We think such a large sample size allows for a solid evaluation of the tested product and minimizes the chance of random results.
PRODUCT DESCRIPTION AND TEST SET-UP
The 256 MB modules come with 8 x 32 MB RAM chips all placed on one side of the PCB. Contrary to other high performance memory modules A-DATA PC 4000 comes without a heat spreader. We don’t think this is a disadvantage. We have never come across DDR 1 modules that became so hot that they would have benefitted from a heat spreader and regard them as marketing cosmetics.
At the time when this article was written there was no reference to this new PC 4000 / DDR 500 product on the A-DATA website. We don’t have therefore any manufacturer specification and don’t even know whether the RAM chips are produced by A-DATA or a third party chip manufacturer. The chips are marked ADD8608A8A-4B. “4B” is obviously indicating a speed of 4 ns and revision “B”. PC Wizard 2003 revealed the following SPD defaults for our Intel 8654/875 test boards:
CAS Latency (tCL): 3 clocks
RAS to CAS (tRCD): 4 clocks
RAS Precharge (tRP): 4 clocks
Cycle Time (tRAS): 8 clocks
3-4-4-8 are the most conservative memory timings possible for Intel 865/875 chipsets. It is not surprising to see such conservative SPD defaults, because manufactures want to ensure that their product is working under all circumstances. We also found that Sandra 2003 and CPU-Z 1.18 are recognizing this A-DATA PC 4000 as PC 3200.

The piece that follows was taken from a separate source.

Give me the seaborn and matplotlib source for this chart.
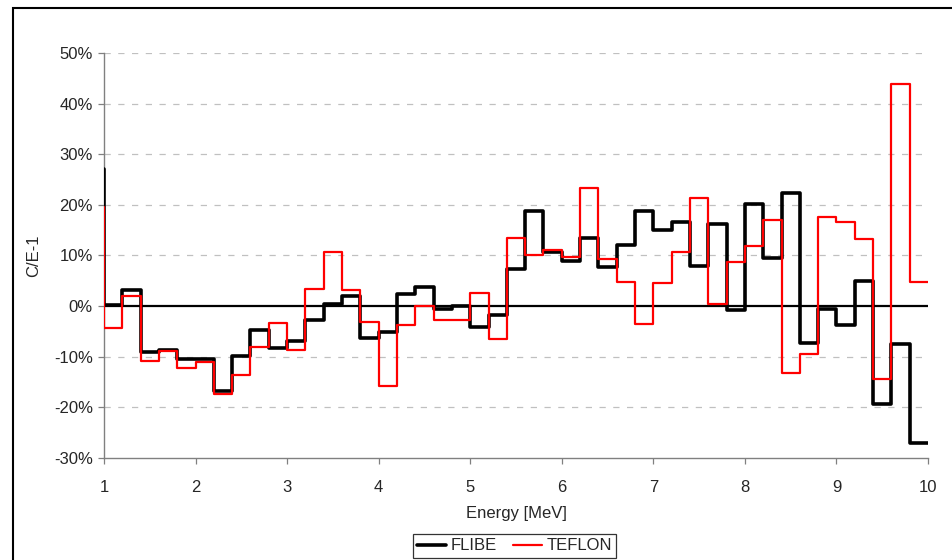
import numpy as np
import pandas as pd
import matplotlib.pyplot as plt
import seaborn as sns
from matplotlib.ticker import PercentFormatter
from matplotlib.patches import Rectangle

# Bin edges (MeV), 0.2 MeV wide bins from 1 to 10
edges = np.round(np.arange(1.0, 10.01, 0.2), 1)

# C/E-1 in percent, one value per bin; first value is the spike at x=1
flibe_start = 27.0
flibe = [0.3, 3.2, -9.0, -8.6, -10.5, -10.5, -16.8, -9.9, -4.7, -8.2,
         -6.8, -2.8, 0.5, 2.0, -6.3, -5.1, 2.3, 3.75, -0.5, 0.0,
         -4.2, -1.8, 7.4, 18.75, 10.7, 9.0, 13.4, 7.7, 12.0, 18.75,
         15.1, 16.6, 8.0, 16.2, -0.85, 20.1, 9.6, 22.4, -7.2, -0.6,
         -3.7, 5.0, -19.4, -7.5, -27.1]
teflon_start = 19.6
teflon = [-4.4, 2.0, -10.9, -8.8, -12.2, -11.1, -17.4, -13.7, -8.0, -3.3,
          -8.6, 3.3, 10.7, 3.2, -3.2, -15.7, -3.8, 0.0, -2.7, -2.7,
          2.5, -6.4, 13.5, 10.1, 11.1, 9.7, 23.4, 9.3, 4.7, -3.6,
          4.5, 10.7, 21.4, 0.5, 8.8, 11.9, 17.0, -13.2, -9.4, 17.6,
          16.6, 13.3, -14.3, 43.9, 4.7]


def step_frame(start, vals, name):
    x = np.concatenate([[edges[0]], edges])
    y = np.concatenate([[start], vals, [vals[-1]]])
    return pd.DataFrame({'Energy': x, 'CE': y, 'series': name})


df_flibe = step_frame(flibe_start, flibe, 'FLIBE')
df_teflon = step_frame(teflon_start, teflon, 'TEFLON')

sns.set_style('white')
plt.rcParams['font.family'] = ['Liberation Sans', 'DejaVu Sans']
plt.rcParams['axes.unicode_minus'] = False

fig = plt.figure(figsize=(9.53, 5.6), dpi=100)
ax = fig.add_axes([0.1091, 0.1821, 0.8647, 0.7233])

# grid and zero line
for yv in range(-20, 51, 10):
    if yv != 0:
        ax.axhline(yv, color='#c0c0c0', lw=0.9, ls=(0, (5, 6)), zorder=0)
ax.axhline(0, color='black', lw=1.6, zorder=1)

sns.lineplot(data=df_flibe, x='Energy', y='CE', ax=ax, color='black', lw=2.6,
             drawstyle='steps-post', sort=False, estimator=None, label='FLIBE', zorder=3)
sns.lineplot(data=df_teflon, x='Energy', y='CE', ax=ax, color='#ff0000', lw=1.6,
             drawstyle='steps-post', sort=False, estimator=None, label='TEFLON', zorder=4)

ax.set_xlim(1, 10)
ax.set_ylim(-30, 50)
ax.set_xticks(range(1, 11))
ax.set_yticks(range(-30, 51, 10))
ax.yaxis.set_major_formatter(PercentFormatter(xmax=100, decimals=0))
ax.tick_params(axis='both', direction='out', length=4, width=0.9, color='#808080',
               labelsize=12, left=True, bottom=True)
ax.tick_params(axis='x', pad=12)
ax.tick_params(axis='y', pad=4)
for side in ['top', 'right']:
    ax.spines[side].set_visible(False)
for side in ['left', 'bottom']:
    ax.spines[side].set_color('#808080')
    ax.spines[side].set_linewidth(1.0)

ax.set_xlabel('Energy [MeV]', fontsize=12, labelpad=8)
ax.set_ylabel('C/E-1', fontsize=12, labelpad=9)

leg = ax.legend(loc='center', bbox_to_anchor=(0.540, 0.025), bbox_transform=fig.transFigure,
                ncol=2, fontsize=12, frameon=True, fancybox=False, handlelength=1.75,
                handletextpad=0.25, columnspacing=1.0, borderpad=0.25, borderaxespad=0)
leg.get_frame().set_edgecolor('black')
leg.get_frame().set_linewidth(0.9)

# chart border (left and top visible)
fig.add_artist(Rectangle((13 / 953, -0.1), 1.2, 1.1 - 8 / 560, transform=fig.transFigure,
                         fill=False, edgecolor='black', lw=1.5, clip_on=False))

fig.savefig('out.png', dpi=100)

For our test we used 3 motherboards with 2 different Intel chipsets:
ABIT IC7-G Rev 1.0 based on the Intel 875P chipset
ASUS P4C800-E Deluxe based on the Intel 875P chipset
ASUS P4P800 Deluxe based on the Intel 865PE chipset
In order to exploit the hopefully existing frequency headroom of this PC 4000 as much as possible we choose a P4 2.6GHz “C” for our test. This CPU had already been tested to run air-cooled at above 3.7GHz and has a relatively low multiplier of x 13. That should allow us to test high RAM frequencies running FSB and frequency linear at 1:1. To push this P4 2.6GHz to the aircooled limits we used the massive Swiftech MCX 4000 heatsink with an adaptor mounted 120 mm dual blade fan from DELTA delivering 190 CFM.